New Keras Example, Gradient Centralization for Better Training Performance

rishit_dagli · June 19, 2021, 8:49am

This new code walkthrough by me on Keras.io talks about gradient centralization, a simple trick that can markedly speed up model convergence which is implemented in Keras in literally 10 lines of code. This can both speed up the training process and improve the final generalization performance of DNNs.

Further, this code example also shows the improvements on using Gradient Centralization while training on @Laurence_Moroney 's Horses v Humans dataset.

This was also my first time contributing to Keras examples and many thanks to @fchollet and @Sayak_Paul for helping all along!

markdaoust · June 21, 2021, 4:47pm

Interesting!

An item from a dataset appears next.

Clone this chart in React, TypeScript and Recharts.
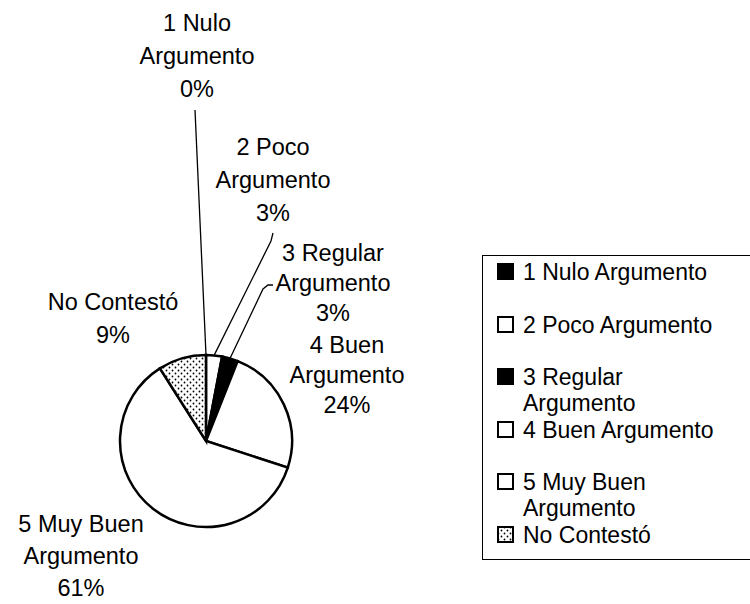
import React from 'react';
import { PieChart, Pie, Cell, Legend } from 'recharts';

const categories = [
  '1 Nulo Argumento',
  '2 Poco Argumento',
  '3 Regular Argumento',
  '4 Buen Argumento',
  '5 Muy Buen Argumento',
  'No Contestó',
];
const percentages = [0, 3, 3, 24, 61, 9];
const labelLines = [
  ['1 Nulo', 'Argumento'],
  ['2 Poco', 'Argumento'],
  ['3 Regular', 'Argumento'],
  ['4 Buen', 'Argumento'],
  ['5 Muy Buen', 'Argumento'],
  ['No Contestó'],
];
const fills = ['#000', '#fff', '#000', '#fff', '#fff', 'url(#dots)'];

// label block position (first line centre) relative to the pie centre
const LABEL_POS = [
  { dx: -9, dy: -418, gap: 33 },
  { dx: 67, dy: -294, gap: 33 },
  { dx: 127, dy: -188, gap: 30 },
  { dx: 141, dy: -96, gap: 30 },
  { dx: -125, dy: 83, gap: 32 },
  { dx: -93, dy: -139, gap: 33 },
];
// leader line bends, relative to the pie centre (starts at the slice edge)
const LEADERS: (number[][] | null)[] = [
  [[-11, -331]],
  [[65, -200], [67, -208]],
  [[57, -152], [62, -156], [67, -156]],
  null,
  null,
  null,
];

const FONT = '"Liberation Sans", Arial, sans-serif';
const data = categories.map((name, i) => ({ name, value: percentages[i] }));

const renderLabel = (props: any) => {
  const { cx, cy, midAngle, outerRadius, index } = props;
  const pos = LABEL_POS[index];
  const rad = Math.PI / 180;
  const ex = cx + outerRadius * Math.cos(-midAngle * rad);
  const ey = cy + outerRadius * Math.sin(-midAngle * rad);
  const lines = [...labelLines[index], `${percentages[index]}%`];
  const leader = LEADERS[index];
  const x = cx + pos.dx;
  return (
    <g key={`lbl-${index}`}>
      {leader && (
        <polyline
          points={[[ex, ey], ...leader.map(([lx, ly]) => [cx + lx, cy + ly])]
            .map((p) => p.join(','))
            .join(' ')}
          fill="none"
          stroke="#000"
          strokeWidth={1.3}
        />
      )}
      <text x={x} y={cy + pos.dy + 8} textAnchor="middle" fontSize={23.5} fill="#000" fontFamily={FONT}>
        {lines.map((l, i) => (
          <tspan key={i} x={x} dy={i === 0 ? 0 : pos.gap}>
            {l}
          </tspan>
        ))}
      </text>
    </g>
  );
};

const Swatch = ({ fill }: { fill: string }) => (
  <svg width={17} height={17} style={{ flex: 'none', marginTop: 4 }}>
    <rect x={1} y={1} width={15} height={15} fill={fill} stroke="#000" strokeWidth={2} />
  </svg>
);

const LegendBox = () => (
  <div style={{ fontFamily: FONT, fontSize: 23, lineHeight: '26px', color: '#000', paddingTop: 3 }}>
    {categories.map((c, i) => (
      <div key={c} style={{ display: 'flex', alignItems: 'flex-start', height: 52.5, paddingLeft: 14 }}>
        <Swatch fill={fills[i]} />
        <div style={{ width: 205, marginLeft: 9 }}>{c}</div>
      </div>
    ))}
  </div>
);

export default function App() {
  return (
    <div style={{ position: 'absolute', left: 0, top: 0, width: 750, height: 604, background: '#fff', overflow: 'hidden' }}>
      <svg width={0} height={0} style={{ position: 'absolute' }}>
        <defs>
          <pattern id="dots" width={6} height={6} patternUnits="userSpaceOnUse">
            <rect width={6} height={6} fill="#fff" />
            <circle cx={1.5} cy={1.5} r={0.9} fill="#000" />
            <circle cx={4.5} cy={4.5} r={0.9} fill="#000" />
          </pattern>
        </defs>
      </svg>
      <PieChart width={750} height={604}>
        <Pie
          data={data}
          dataKey="value"
          nameKey="name"
          cx={201}
          cy={436}
          outerRadius={86}
          startAngle={90}
          endAngle={-270}
          stroke="#000"
          strokeWidth={2.5}
          label={renderLabel}
          labelLine={false}
          isAnimationActive={false}
        >
          {data.map((d, i) => (
            <Cell key={d.name} fill={fills[i]} />
          ))}
        </Pie>
        <Legend
          content={<LegendBox />}
          wrapperStyle={{
            left: 482,
            top: 255,
            width: 290,
            height: 305,
            border: '1.5px solid #000',
            boxSizing: 'border-box',
          }}
        />
      </PieChart>
    </div>
  );
}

That worked really well in the example.

I’m not quite getting the intuition for what this does/why it works. What’s your understanding? I think I understand why you keep the last axis, and what this would do with SGD. But it’s less clear when applied through one of these more complex optimizers. Can you summarize your understanding of it (without using the word “Lipschitzness” ).

rishit_dagli · June 23, 2021, 6:00am

Hi @markdaoust,
Thanks so much for taking a look at this example!

Here is my intuition behind this and why it works in the first place after reading the paper especially for this example.

As I understand GC calculates the mean of the column matrices in our gradient matrix and subtract this mean from each column matrices to have zero mean because unlike the first thing we probably thought, normalizing gradients, does not work very well. About how I understand this works, we could say that in an intuitive way (without notation):

weights (with GC) = gradient of L with respect to W matrix (the standard term) - mean x (gradient of L with respect to W matrix)

We can see that our modified weights now can be seen as the projected gradients along; a unit vector with the number of columns in the weight matrix as the dimension. And similar to the intuition behind batch normalization; this would constrict the weight to a hyperplane. So, this would allow us to regularize the weight space and improve the generalization capability specially when there are less examples (like shown in the example). And this would work across all kind of optimizers, right?

The paper also talks about regularizing output feature space, if we use GC to update weights for SGD based optimizers, for a feature x and x + some scalar, the paper derives that change of output activation caused is only dependent on the scalar and the mean of initial weights, not the final weights. So if the mean for initial weights is very close to 0, we end up with making the output feature space more robust to variations in training data. This would also work on complex optimizers derived from SGD.

Apart of this in my opinion another major aspect showed by the original paper in section 4.2 is when they try to compare original loss and the constrained loss to show how the optimization can be smoothened out reducing training time, howveer they straight up derive this with Lipschitzness, unlike others for which I shared my understanding of them geometrically.